65歳以上のファッションショー 歩き続ける人生のランウェイ
- 2023年11月13日
特別なファッションショーが東広島市で行われました。モデルは、65歳以上の高齢者です。このショーでランウェイデビューした女性がいます。
(NHK広島放送局カメラマン 石川舞花)
東広島市で行われたファッションショー。思い思いの衣装を身にまとい、ランウェイを歩くのは、65歳以上の高齢者です。生きがい作りを目的として市が主催しました。
ショーの参加者は…
「わくわくどきどきしてて、とっても幸せな気分でした。若返りました」
「感無量。今とても幸せ」
今回のファッションショーに特別な思いで参加した江藤美知子さんです。2年半前に夫の昌明さんを亡くしました。
結婚してから60年。昌明さんは、人と話すのが大好きな美知子さんの大切な話し相手でした。
江藤美知子さん
「60年と3か月、一緒にいたんですから。覚悟はしててもね、やっぱり話し相手がなくなるとさみしいですね」
昌明さんが亡くなったあと美知子さんは、ふさぎ込むようになり外に出ることが少なくなっていきました。
江藤美知子さん
「テレビを見たり、日記を書いたり、ぬいぐるみに話しかけてるんですよ」
孫の裕美さんです。元気がない祖母を心配し、ショーへの参加を勧めました。
裕美さん
「すごいちゃきちゃき動いてたおばあちゃんが、いろんなものがどうでもよくなってきて、これはちょっとまずいんじゃないんかなって。とにかく何かの刺激がないといけないな」
江藤美知子さん
「断って断ってって言ってたんですけどね、もう頼んであるからだめよ断れんよって言うからね」
この日、ショーに向けて行われるウォーキングレッスンに参加しました。サポート役で本番のランウェイを一緒に歩く裕美さんと練習します。
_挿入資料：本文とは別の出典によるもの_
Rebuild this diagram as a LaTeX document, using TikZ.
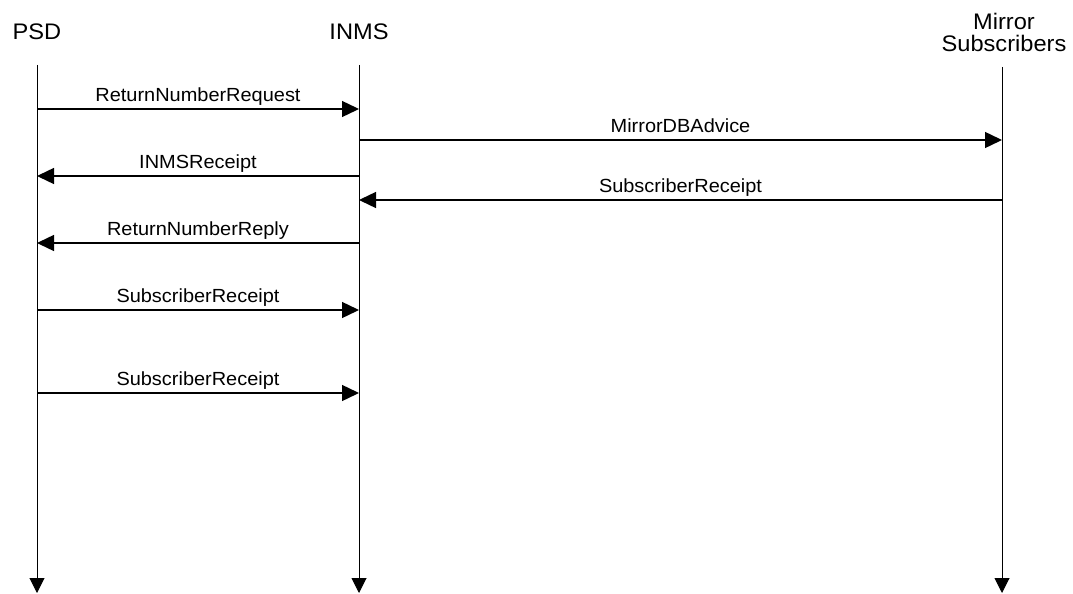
\documentclass[tikz,border=0pt]{standalone}
\usepackage{fontspec}
\setmainfont{Liberation Sans}
\usetikzlibrary{arrows.meta}
\begin{document}
\begin{tikzpicture}[x=1pt,y=-1pt,
  hdr/.style={font=\fontsize{22.5}{24}\selectfont, inner sep=0pt, anchor=base, xscale=1.05, transform shape},
  lbl/.style={font=\fontsize{19}{20}\selectfont, inner sep=0pt, anchor=base, xscale=1.05, transform shape},
  life/.style={line width=1pt, -{Triangle[length=15pt,width=15pt]}},
  msg/.style={line width=1.4pt, -{Triangle[length=17pt,width=16pt]}}]
\useasboundingbox (0,0) rectangle (1073,594);
% headers
\node[hdr] (psd) at (37,40) {PSD};
\node[hdr] (inms) at (359,40) {INMS};
\node[hdr] (mir) at (1004,30) {Mirror};
\node[hdr] (sub) at (1004,52) {Subscribers};
% lifeline ends
\coordinate (pT) at (37,65);  \coordinate (pB) at (37,593);
\coordinate (iT) at (359,65); \coordinate (iB) at (359,593);
\coordinate (mT) at (1002,67); \coordinate (mB) at (1002,593);
\draw[life] (pT) -- (pB);
\draw[life] (iT) -- (iB);
\draw[life] (mT) -- (mB);
% message points
\foreach \n/\y in {1/109,3/176,5/243,6/310,7/393}{
  \coordinate (p\n) at (37,\y); \coordinate (i\n) at (359,\y);}
\foreach \n/\y in {2/140,4/200}{
  \coordinate (i\n) at (359,\y); \coordinate (m\n) at (1002,\y);}
\draw[msg] (p1) -- (i1) node[lbl, midway, yshift=8pt] (l1) {ReturnNumberRequest};
\draw[msg] (i2) -- (m2) node[lbl, midway, yshift=8pt] (l2) {MirrorDBAdvice};
\draw[msg] (i3) -- (p3) node[lbl, midway, yshift=8pt] (l3) {INMSReceipt};
\draw[msg] (m4) -- (i4) node[lbl, midway, yshift=8pt] (l4) {SubscriberReceipt};
\draw[msg] (i5) -- (p5) node[lbl, midway, yshift=8pt] (l5) {ReturnNumberReply};
\draw[msg] (p6) -- (i6) node[lbl, midway, yshift=8pt] (l6) {SubscriberReceipt};
\draw[msg] (p7) -- (i7) node[lbl, midway, yshift=8pt] (l7) {SubscriberReceipt};
\end{tikzpicture}
\end{document}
レッスン中には、ほかの参加者とのおしゃべりを楽しむ場面もありました。
江藤美知子さん
「最近、人とあんまり関わりが無かったんですよ私。楽しかったですほんと」
少しずつ気持ちが前向きになっていった美知子さん。これまでと違った自分になりたいと思うようになってきました。
呉服店で働いていたことがある美知子さんは、本番の衣装を着物にしようと考えていました。
しかし、同世代の女性がドレスを選んでいる姿を見て、自分も着てみたいと思うようになりました。今まで自分がやりたいことを主張してこなかった美知子さんにとって、初めての挑戦です。
江藤美知子さん
「私たち結婚するころには、まだドレス着る人って少なかったんですよね。ドレス着てみたいなあ、憧れですよね」
そして迎えた本番の日。
およそ200人の観客が注目する中、美知子さんがショーの最後を飾ります。
衣装に選んだのは、白いドレスです。まるで花嫁姿のような自分を夫の昌明さんに見せたいと、選びました。
江藤美知子さん
「もしあの頃に結婚式でドレスがあったら白いドレスを着ただろうなって。まあ、主人も見てるでしょう」
裕美さんに支えられながら、8メートルのランウェイを堂々と歩きました。
江藤美知子さん
「ほっとしました。良い記念になりましたので感謝してます」
挑戦することの喜びを知り笑顔が戻った美知子さん。これからも前向きに人生のランウェイを歩き続けます。
今回のモデルの募集は、東広島市で行われましたが、市外からも参加したいという声があり、ほかの市からも4人が出演したそうです。美知子さんは、今後、ファッションショーが開催されれば、別の衣装でまた参加したいと話していました。